** Start of DATA PROVIDED **

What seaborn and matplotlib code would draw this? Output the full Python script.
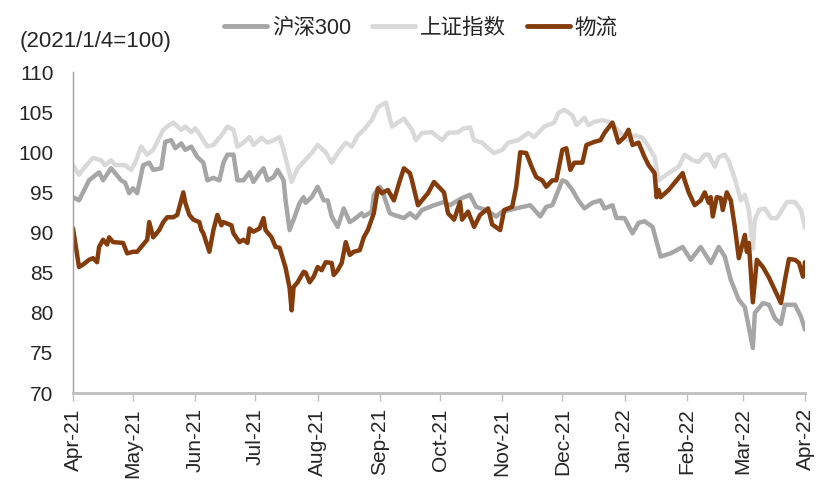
import matplotlib
matplotlib.use("Agg")
import matplotlib.pyplot as plt
import matplotlib.dates as mdates
from matplotlib.lines import Line2D
import seaborn as sns
import pandas as pd

# ---------------- data ----------------
hs300_dates = ["2021-04-01","2021-04-04","2021-04-09","2021-04-14","2021-04-16","2021-04-20","2021-04-25","2021-04-27","2021-04-29",
"2021-05-01","2021-05-03","2021-05-06","2021-05-09","2021-05-11","2021-05-15","2021-05-17","2021-05-20","2021-05-22","2021-05-25","2021-05-27","2021-05-30",
"2021-06-02","2021-06-05","2021-06-07","2021-06-10","2021-06-13","2021-06-15","2021-06-17","2021-06-20","2021-06-22","2021-06-25","2021-06-28","2021-06-30",
"2021-07-03","2021-07-05","2021-07-07","2021-07-10","2021-07-12","2021-07-15","2021-07-16","2021-07-18","2021-07-20","2021-07-23","2021-07-25","2021-07-26","2021-07-29",
"2021-08-01","2021-08-04","2021-08-06","2021-08-08","2021-08-11","2021-08-14","2021-08-17","2021-08-19","2021-08-23","2021-08-24","2021-08-28","2021-08-29",
"2021-09-01","2021-09-02","2021-09-06","2021-09-08","2021-09-13","2021-09-16","2021-09-19","2021-09-22","2021-09-28",
"2021-10-03","2021-10-06","2021-10-12","2021-10-16","2021-10-19","2021-10-24","2021-10-29",
"2021-11-01","2021-11-08","2021-11-15","2021-11-20","2021-11-23","2021-11-26",
"2021-12-01","2021-12-03","2021-12-06","2021-12-09","2021-12-12","2021-12-16","2021-12-20","2021-12-22","2021-12-26","2021-12-28",
"2022-01-01","2022-01-05","2022-01-08","2022-01-11","2022-01-15","2022-01-19","2022-01-24","2022-01-30",
"2022-02-03","2022-02-08","2022-02-13","2022-02-17","2022-02-20","2022-02-23","2022-02-27",
"2022-03-02","2022-03-06","2022-03-07","2022-03-11","2022-03-14","2022-03-17","2022-03-20","2022-03-22","2022-03-27","2022-03-30","2022-04-01"]
hs300_values = [94.4,94.0,96.5,97.5,96.5,98.0,96.5,96.2,94.9,
95.5,94.9,98.4,98.7,97.8,98.0,101.3,101.5,100.5,101.1,100.3,100.7,
99.4,98.7,96.5,96.8,96.5,98.7,99.7,99.7,96.5,96.5,97.5,96.3,
97.4,98.0,96.5,96.9,97.8,96.5,94.0,90.3,91.6,93.7,94.4,93.7,94.4,
95.7,94.0,94.0,92.0,90.7,93.0,91.3,91.6,92.4,92.0,92.6,94.7,
95.7,95.3,92.4,92.2,91.8,92.4,91.8,92.8,93.4,
93.8,93.4,94.3,94.7,93.2,92.8,92.0,
92.6,93.0,93.4,92.0,93.2,93.4,
96.5,96.3,95.3,94.0,93.0,93.7,94.0,93.0,93.4,91.8,
91.8,89.9,91.2,91.4,90.7,87.0,87.4,88.2,
86.6,88.2,86.2,88.2,87.0,84.1,81.6,
80.7,75.6,80.0,81.2,81.0,79.3,78.6,81.0,81.0,79.5,77.9]

sse_dates = ["2021-04-01","2021-04-04","2021-04-07","2021-04-11","2021-04-15","2021-04-17","2021-04-20","2021-04-22","2021-04-27","2021-04-30",
"2021-05-02","2021-05-05","2021-05-08","2021-05-11","2021-05-16","2021-05-18","2021-05-21","2021-05-25","2021-05-27","2021-05-30",
"2021-06-01","2021-06-04","2021-06-07","2021-06-10","2021-06-14","2021-06-17","2021-06-20","2021-06-22","2021-06-25","2021-06-28","2021-06-30",
"2021-07-04","2021-07-07","2021-07-10","2021-07-13","2021-07-15","2021-07-19","2021-07-22","2021-07-25","2021-07-29",
"2021-08-01","2021-08-05","2021-08-08","2021-08-11","2021-08-15","2021-08-18","2021-08-21","2021-08-24","2021-08-28","2021-08-31",
"2021-09-04","2021-09-07","2021-09-10","2021-09-13","2021-09-17","2021-09-19","2021-09-22","2021-09-27",
"2021-10-02","2021-10-05","2021-10-10","2021-10-13","2021-10-16","2021-10-18","2021-10-22","2021-10-25","2021-10-28",
"2021-11-01","2021-11-04","2021-11-09","2021-11-14","2021-11-17","2021-11-22","2021-11-27","2021-11-29",
"2021-12-02","2021-12-06","2021-12-08","2021-12-12","2021-12-14","2021-12-17","2021-12-21","2021-12-24","2021-12-27","2021-12-30",
"2022-01-03","2022-01-06","2022-01-10","2022-01-13","2022-01-16","2022-01-18","2022-01-23","2022-01-28","2022-01-31",
"2022-02-04","2022-02-07","2022-02-10","2022-02-12","2022-02-15","2022-02-17","2022-02-20","2022-02-22","2022-02-25","2022-02-28",
"2022-03-02","2022-03-04","2022-03-06","2022-03-07","2022-03-09","2022-03-12","2022-03-15","2022-03-18","2022-03-21","2022-03-23","2022-03-27","2022-03-30","2022-04-01"]
sse_values = [98.4,97.2,98.2,99.3,99.0,98.4,99.0,98.4,98.4,97.8,
98.7,100.7,99.7,100.3,102.8,103.2,103.7,102.8,103.2,102.5,
103.0,101.9,100.7,100.9,102.1,103.2,102.8,100.7,101.2,101.9,100.9,
101.8,101.2,101.5,101.9,100.3,96.3,98.0,98.8,99.9,
100.9,100.0,98.7,99.9,101.2,100.7,102.1,102.8,104.0,105.6,
106.2,103.2,103.7,104.2,102.8,101.5,102.4,102.5,
101.5,102.4,102.5,103.0,103.1,101.5,101.2,100.5,99.9,
100.3,101.2,101.5,102.4,101.9,103.2,103.7,104.9,
105.3,104.6,103.4,104.3,103.4,103.8,104.0,103.8,103.2,102.4,
101.5,102.1,101.8,100.7,99.4,96.5,97.4,98.2,99.7,
99.0,98.8,99.7,99.7,98.2,99.4,99.7,98.9,96.7,94.0,
94.7,92.8,88.0,91.6,92.8,93.0,91.8,91.8,93.0,93.8,93.8,92.8,90.6]

logi_dates = ["2021-04-01","2021-04-04","2021-04-06","2021-04-09","2021-04-11","2021-04-13","2021-04-14","2021-04-16","2021-04-18","2021-04-19","2021-04-21","2021-04-26","2021-04-28",
"2021-05-01","2021-05-03","2021-05-06","2021-05-08","2021-05-09","2021-05-11","2021-05-14","2021-05-16","2021-05-18","2021-05-21","2021-05-23","2021-05-26","2021-05-27","2021-05-29","2021-05-31",
"2021-06-03","2021-06-04","2021-06-05","2021-06-08","2021-06-10","2021-06-12","2021-06-14","2021-06-15","2021-06-19","2021-06-20","2021-06-23","2021-06-25","2021-06-27","2021-06-28","2021-06-30",
"2021-07-03","2021-07-05","2021-07-06","2021-07-09","2021-07-11","2021-07-13","2021-07-16","2021-07-18","2021-07-19","2021-07-20","2021-07-22","2021-07-25","2021-07-26","2021-07-28","2021-07-30",
"2021-08-01","2021-08-03","2021-08-05","2021-08-08","2021-08-09","2021-08-11","2021-08-13","2021-08-15","2021-08-17","2021-08-19","2021-08-22","2021-08-24","2021-08-26","2021-08-29","2021-08-31",
"2021-09-02","2021-09-05","2021-09-08","2021-09-11","2021-09-13","2021-09-16","2021-09-17","2021-09-20","2021-09-25","2021-09-28",
"2021-10-03","2021-10-05","2021-10-08","2021-10-11","2021-10-12","2021-10-15","2021-10-18","2021-10-21","2021-10-25","2021-10-27","2021-10-31",
"2021-11-02","2021-11-06","2021-11-08","2021-11-10","2021-11-13","2021-11-16","2021-11-18","2021-11-21","2021-11-23","2021-11-26","2021-11-28",
"2021-12-01","2021-12-03","2021-12-05","2021-12-07","2021-12-11","2021-12-13","2021-12-17","2021-12-20","2021-12-22","2021-12-26","2021-12-29",
"2022-01-01","2022-01-03","2022-01-05","2022-01-08","2022-01-11","2022-01-13","2022-01-16","2022-01-17","2022-01-18","2022-01-19","2022-01-23","2022-01-30","2022-01-31",
"2022-02-02","2022-02-05","2022-02-08","2022-02-10","2022-02-12","2022-02-13","2022-02-14","2022-02-16","2022-02-18","2022-02-19","2022-02-21","2022-02-23","2022-02-25","2022-02-27",
"2022-03-02","2022-03-03","2022-03-04","2022-03-06","2022-03-08","2022-03-11","2022-03-14","2022-03-17","2022-03-20","2022-03-22","2022-03-24","2022-03-27","2022-03-29","2022-03-31","2022-04-01"]
logi_values = [90.5,85.7,86.0,86.6,86.8,86.3,88.2,89.1,88.5,89.4,88.8,88.7,87.4,
87.6,87.6,88.5,89.1,91.3,89.4,90.3,91.3,91.9,91.9,92.2,95.0,93.7,92.2,91.6,
91.3,90.3,89.9,87.6,90.3,92.2,90.9,91.3,90.9,89.9,88.8,89.1,88.7,90.5,90.1,
90.5,91.8,90.3,89.4,88.2,88.1,85.6,83.1,80.3,83.2,83.8,85.1,85.0,83.8,84.5,
85.7,85.3,86.3,86.2,84.7,85.3,86.2,88.8,87.2,87.6,87.8,89.4,90.3,92.4,95.5,
94.9,95.3,94.0,96.5,98.0,97.4,96.5,93.4,94.9,96.3,
95.0,92.4,91.6,93.8,91.6,92.6,90.7,92.2,93.0,91.0,90.3,
92.8,93.2,95.7,100.0,99.9,98.0,96.9,96.5,95.7,96.5,96.5,
100.3,100.5,97.8,98.7,98.7,100.9,101.3,101.5,102.4,103.7,101.2,
101.9,102.8,100.9,101.2,99.4,98.4,97.4,94.4,95.3,94.4,95.3,97.4,96.5,
95.0,93.4,94.0,95.0,93.7,94.4,92.0,94.4,94.3,92.8,95.0,94.0,90.7,86.8,
89.7,87.6,88.7,81.3,86.6,85.7,84.4,82.8,81.2,84.1,86.7,86.6,86.2,84.5,86.3]

series_names = ["沪深300", "上证指数", "物流"]
series_colors = ["#A6A6A6", "#D9D9D9", "#843C0C"]
y_ticks = [70, 75, 80, 85, 90, 95, 100, 105, 110]
unit_label = "(2021/1/4=100)"

# ---------------- build frame ----------------
frames = []
for name, d, v in [(series_names[0], hs300_dates, hs300_values),
                   (series_names[1], sse_dates, sse_values),
                   (series_names[2], logi_dates, logi_values)]:
    frames.append(pd.DataFrame({"date": pd.to_datetime(d), "value": v, "series": name}))
df = pd.concat(frames, ignore_index=True)

sns.set_style("white")
plt.rcParams["font.family"] = ["Liberation Sans", "Noto Sans CJK SC", "DejaVu Sans"]

fig = plt.figure(figsize=(8.38, 4.94), dpi=100)
ax = fig.add_axes([73/838, 1-393/494, (805-73)/838, (393-72)/494])

palette = dict(zip(series_names, series_colors))
draw_order = [series_names[1], series_names[0], series_names[2]]
for name in draw_order:
    sub = df[df["series"] == name]
    sns.lineplot(data=sub, x="date", y="value", color=palette[name], linewidth=3.2,
                 estimator=None, sort=True, ax=ax, legend=False)

ax.set_xlim(pd.Timestamp("2021-04-01"), pd.Timestamp("2022-04-01"))
ax.set_ylim(70, 110)
ax.set_yticks(y_ticks)
ax.set_xlabel("")
ax.set_ylabel("")
ax.xaxis.set_major_locator(mdates.MonthLocator())
ax.xaxis.set_major_formatter(mdates.DateFormatter("%b-%y"))
for lab in ax.get_xticklabels():
    lab.set_rotation(90)
ax.tick_params(axis="x", labelsize=15, length=6, width=1, color="#BFBFBF", pad=5, direction="out", bottom=True)
ax.tick_params(axis="y", labelsize=15, length=0, pad=14)

for s in ["top", "right"]:
    ax.spines[s].set_visible(False)
ax.spines["left"].set_color("#A0A0A0")
ax.spines["left"].set_linewidth(1)
ax.spines["bottom"].set_color("#BFBFBF")
ax.spines["bottom"].set_linewidth(2)
ax.grid(False)

handles = [Line2D([0], [0], color=c, linewidth=3.5) for c in series_colors]
fig.legend(handles, series_names, loc="center", bbox_to_anchor=(421/838, 1-28/494),
           ncol=3, frameon=False, fontsize=15.5, handlelength=2.0, columnspacing=1.0,
           handletextpad=0.2)

fig.text(20/838, 1-42/494, unit_label, fontsize=16, ha="left", va="center")

fig.savefig("out.png", dpi=100)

** End of DATA PROVIDED **

TASK GOAL: Return, unchanged, the lines from the first line of the material through the line that holds "import pandas as pd", inclusive, omitting pictures.

TASK RESPONSE:
What seaborn and matplotlib code would draw this? Output the full Python script.
import matplotlib
matplotlib.use("Agg")
import matplotlib.pyplot as plt
import matplotlib.dates as mdates
from matplotlib.lines import Line2D
import seaborn as sns
import pandas as pd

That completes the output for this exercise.